--- START Collected material ---
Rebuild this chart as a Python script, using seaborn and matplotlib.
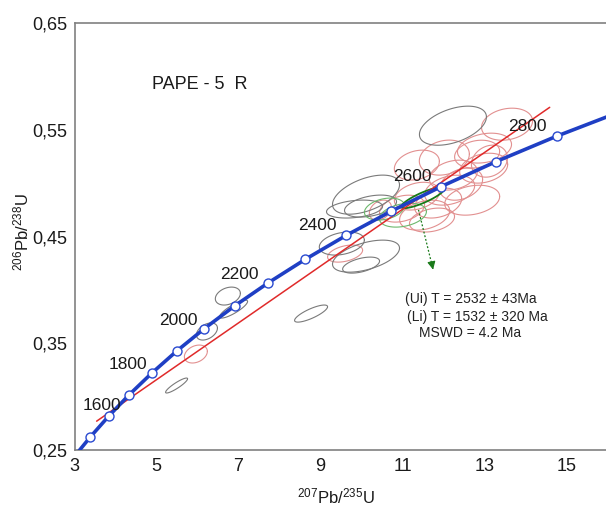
import numpy as np
import pandas as pd
import seaborn as sns
import matplotlib.pyplot as plt
from matplotlib.ticker import MultipleLocator, FuncFormatter

# Concordia reference points (Ma)
ages = [1400, 1500, 1600, 1700, 1800, 1900, 2000, 2100, 2200, 2300, 2400, 2500, 2600, 2700, 2800, 2900]
pb207_u235 = [2.970, 3.381, 3.834, 4.335, 4.887, 5.496, 6.169, 6.910, 7.729, 8.633,
              9.630, 10.730, 11.944, 13.283, 14.762, 16.393]
pb206_u238 = [0.2426, 0.2620, 0.2817, 0.3018, 0.3221, 0.3428, 0.3638, 0.3851, 0.4067, 0.4287,
              0.4511, 0.4738, 0.4968, 0.5202, 0.5440, 0.5681]
labelled_ages = [1600, 1800, 2000, 2200, 2400, 2600, 2800]

# discordia end points
disc_x = [3.54, 14.59]
disc_y = [0.277, 0.571]

# analyses: centre, half extent in x and y, error correlation
gray_cx = [12.23, 10.11, 10.22, 9.52, 10.11, 9.83, 6.74, 6.88, 6.23, 5.49, 8.77, 9.99]
gray_cy = [0.5538, 0.4892, 0.4785, 0.4434, 0.4316, 0.4757, 0.3942, 0.3820, 0.3610, 0.3104, 0.3778, 0.4232]
gray_sx = [0.817, 0.817, 0.634, 0.549, 0.817, 0.683, 0.305, 0.341, 0.256, 0.268, 0.402, 0.45]
gray_sy = [0.0183, 0.0183, 0.0103, 0.0108, 0.0150, 0.0084, 0.0084, 0.0084, 0.0080, 0.0070, 0.0080, 0.0075]
gray_rho = [0.45, 0.5, 0.4, 0.3, 0.5, 0.3, 0.3, 0.85, 0.4, 0.9, 0.8, 0.5]

red_cx = [13.55, 13.00, 13.12, 12.98, 12.43, 12.70, 12.15, 11.87, 11.54, 11.35, 10.99, 12.24,
          12.82, 11.72, 10.46, 9.60, 5.96, 11.35, 12.02]
red_cy = [0.5552, 0.5328, 0.5206, 0.5140, 0.4990, 0.4840, 0.4934, 0.4813, 0.4700, 0.4878, 0.4761, 0.5075,
          0.5272, 0.4654, 0.4747, 0.4340, 0.3399, 0.5169, 0.5239]
red_sx = [0.622, 0.659, 0.439, 0.585, 0.524, 0.670, 0.610, 0.573, 0.610, 0.549, 0.549, 0.585,
          0.549, 0.549, 0.268, 0.427, 0.280, 0.549, 0.610]
red_sy = [0.0150, 0.0140, 0.0150, 0.0140, 0.0150, 0.0140, 0.0140, 0.0140, 0.0140, 0.0130, 0.0126, 0.0140,
          0.0130, 0.0112, 0.0094, 0.0080, 0.0084, 0.0140, 0.0164]
red_rho = [0.2, 0.25, 0.2, 0.25, 0.3, 0.25, 0.3, 0.3, 0.3, 0.3, 0.3, 0.25,
           0.2, 0.3, 0.3, 0.4, 0.3, 0.25, 0.2]

green_cx = [10.56, 11.01]
green_cy = [0.4757, 0.4700]
green_sx = [0.488, 0.573]
green_sy = [0.0103, 0.0112]
green_rho = [0.3, 0.3]

mean_ellipse = (11.50, 0.4864, 0.524, 0.0098, 0.85)

sns.set_theme(style='white')
plt.rcParams['font.family'] = ['Liberation Sans', 'DejaVu Sans']
plt.rcParams['mathtext.fontset'] = 'custom'
plt.rcParams['mathtext.rm'] = 'Liberation Sans'
plt.rcParams['mathtext.it'] = 'Liberation Sans:italic'
plt.rcParams['mathtext.bf'] = 'Liberation Sans:bold'

fig = plt.figure(figsize=(6.06, 5.05), dpi=100)
ax = fig.add_axes([74.5 / 606, 55 / 505, 533 / 606, 427 / 505])

t = np.linspace(0, 2 * np.pi, 120)

def draw_ellipse(cx, cy, sx, sy, rho, color, lw):
    ex = cx + sx * np.cos(t)
    ey = cy + sy * (rho * np.cos(t) + np.sqrt(1 - rho ** 2) * np.sin(t))
    ax.plot(ex, ey, color=color, lw=lw, zorder=2)

for e in zip(red_cx, red_cy, red_sx, red_sy, red_rho):
    draw_ellipse(*e, color='#e29090', lw=0.8)
for e in zip(gray_cx, gray_cy, gray_sx, gray_sy, gray_rho):
    draw_ellipse(*e, color='#7a7a7a', lw=0.8)
for e in zip(green_cx, green_cy, green_sx, green_sy, green_rho):
    draw_ellipse(*e, color='#6cb86c', lw=0.8)
draw_ellipse(*mean_ellipse, color='#167a16', lw=1.3)

conc = pd.DataFrame({'age': ages, 'x': pb207_u235, 'y': pb206_u238})
disc = pd.DataFrame({'x': disc_x, 'y': disc_y})

sns.lineplot(data=disc, x='x', y='y', color='#e02a2a', lw=1.1, sort=False, ax=ax, zorder=3)
sns.lineplot(data=conc, x='x', y='y', color='#1f3fc4', lw=2.6, sort=False, ax=ax, zorder=4)
marks = conc[(conc['age'] >= 1500) & (conc['age'] <= 2800)]
ax.scatter(marks['x'], marks['y'], s=42, facecolor='white', edgecolor='#2a4ad0',
           linewidth=1.0, zorder=5)

label_offsets = {1600: (-5, 8), 1800: (-17, 6), 2000: (-19, 6), 2200: (-21, 6),
                 2400: (-21, 7), 2600: (-21, 7), 2800: (-21, 7)}
for age in labelled_ages:
    row = conc[conc['age'] == age].iloc[0]
    ax.annotate(str(age), (row['x'], row['y']), xytext=label_offsets[age],
                textcoords='offset points', ha='center', va='center',
                fontsize=12.5, color='#1a1a1a', zorder=6)

# green arrow toward the intercept text
ax.plot([11.39, 11.74], [0.475, 0.420], color='#1a7a1a', lw=0.9, ls=(0, (1.5, 1.5)), zorder=6)
ax.annotate('', xy=(11.76, 0.4164), xytext=(11.72, 0.4236),
            arrowprops=dict(arrowstyle='-|>', color='#1a7a1a', mutation_scale=12, lw=0.8), zorder=6)

ax.text(11.05, 0.3914, '(Ui) T = 2532 \u00b1 43Ma', fontsize=10, va='center', color='#222222')
ax.text(11.12, 0.3745, '(Li) T = 1532 \u00b1 320 Ma', fontsize=10, va='center', color='#222222')
ax.text(11.41, 0.3596, 'MSWD = 4.2 Ma', fontsize=10, va='center', color='#222222')

ax.text(0.146, 0.855, 'PAPE - 5  R', transform=ax.transAxes, fontsize=13, va='center', color='#1a1a1a')

ax.set_xlim(3, 16)
ax.set_ylim(0.25, 0.65)
ax.xaxis.set_major_locator(MultipleLocator(2, offset=1))
ax.xaxis.set_minor_locator(MultipleLocator(1))
ax.yaxis.set_major_locator(MultipleLocator(0.1, offset=0.05))
ax.yaxis.set_minor_locator(MultipleLocator(0.05))
ax.yaxis.set_major_formatter(FuncFormatter(lambda v, _: f'{v:.2f}'.replace('.', ',')))
ax.tick_params(which='both', direction='in', color='#808080', labelsize=13, labelcolor='#1a1a1a')
ax.tick_params(which='major', length=4)
ax.tick_params(which='minor', length=4)
ax.tick_params(axis='x', pad=6)
ax.tick_params(axis='y', pad=5)
for s in ax.spines.values():
    s.set_color('#808080')
    s.set_linewidth(1.2)

ax.set_xlabel('')
ax.set_ylabel('')
ax.text(0.49, -0.108, r'$^{207}\mathregular{Pb/}^{235}\mathregular{U}$', transform=ax.transAxes,
        ha='center', va='center', fontsize=12, color='#1a1a1a')
ax.text(-0.100, 0.51, r'$^{206}\mathregular{Pb/}^{238}\mathregular{U}$', transform=ax.transAxes,
        ha='center', va='center', rotation=90, fontsize=12, color='#1a1a1a')

fig.savefig('out.png', dpi=100)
--- END Collected material ---
Description of the task →
Begin at the first line of the data above and repeat each line exactly, stopping after the line containing "from matplotlib.ticker import". Omit the pictures.

Result of this exercise →
Rebuild this chart as a Python script, using seaborn and matplotlib.
import numpy as np
import pandas as pd
import seaborn as sns
import matplotlib.pyplot as plt
from matplotlib.ticker import MultipleLocator, FuncFormatter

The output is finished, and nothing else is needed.